With 75 per cent of its expenses linked to manufacturing and distribution - outside of labour and water, Pepsi imports everything else - the company outsourced its distribution operations to Red Stripe last December in the first stage of its cost-cutting strategy.

"We've moved the needle quite a bit from what was a straight loss to break even," said Reid.

But with inputs constituting a major component in Pepsi's manufacturing cost structure, compounded by a depreciating Jamaican dollar, Reid said he is focusing on upgrading equipment to increase throughput to generate greater economies of scale.

"We had heavy overheads to maintain the trucking service. It was one of many things we've had to look at to move our profits," he said in reference to the distribution changes made last year.

The loan from Pepsi Americas required heavier servicing costs in the first five years, which the local subsidiary has now hurdled, but has a more relaxed payment structure for the remaining period.

"It is a very long date I wouldn't want to put out," said Reid referring to the debt repayment schedule.

"Matters related to debt and capital investment is not something I'm privileged to speak to given the structure of the company," he told the Financial Gleaner.

Reid also would not comment on the company's earnings.

But, given his claim of a 65 per cent market share in a soft drink market that consumes 12 million cases per year, and assuming a unit price of US$8 per case, its turnover would, by conservative Financial Gleaner estimates, amount to US$62.4 million or J$4.2 billion on that segment of the beverage market alone.

Margins on soft drink, he said, are about 2.5 per cent on invested capital.

Ability to increase revenue


Inside the Pepsi Cola Jamaica plant, 214 Spanish Town Road, Kingston.
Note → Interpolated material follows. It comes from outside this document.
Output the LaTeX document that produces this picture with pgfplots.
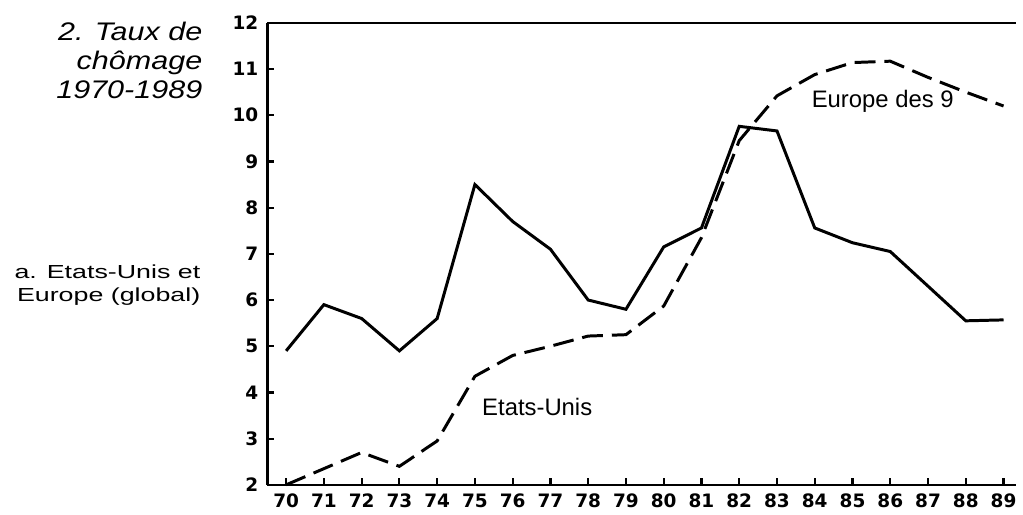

Pepsi Jamaica paid Red Stripe $402 million for the property. - photos by Junior Dowie/Staff Photographer

"Our ability to increase revenue or raise prices is sealed in by what you can charge the consumer," said the beverage executive.

Nevertheless, he noted that the company's market continues to expand, with 20 per cent growth year to date, relative to the matching period last year.

For calendar 2006, the business grew 12 per cent, one point above its 2005 performance of 11 per cent.

Pepsi, the flagship brand, now has 86 per cent of the cola market and is sold by 95 per cent of local soft drink retail outlets.

However, the growth of the business has also been aided by the performance of other brands in the non-carbonated sector.

Its Essential water is said to be number four on the market, while its Tropicana and Gatorade brands have experienced 100 per cent and 50 per cent growth, respectively.

Pepsi, which dedicates only 12 per cent of its volume to export - it sells Ting, Ginger Beer and five D&G flavours to overseas markets - said this operation rakes in 25 per cent of the total revenue generated by the company.

Packaged in glass bottles

Most of the exports are packaged in glass bottles, which Reid said was expensive to produce and constituted only 15 per cent of output.

The company this year has doubled its annual capital investment to US$5 million to increase capacity on its bottling line.

"The bottling line should increase our throughput without increasing the other operational costs at the same time rate. Your energy and labour costs are pushed down relatively to your per unit cost. If you achieve low cost, you can drive volume and utilise assets," said Reid.

With the expansion, Pepsi also plans to boost its warehouse facility and is banking on distribution partner Red Stripe to follow suit on the space it owns.

Pepsi Jamaica's waste factor is less than 2.0 per cent, which Reid said is industry standard.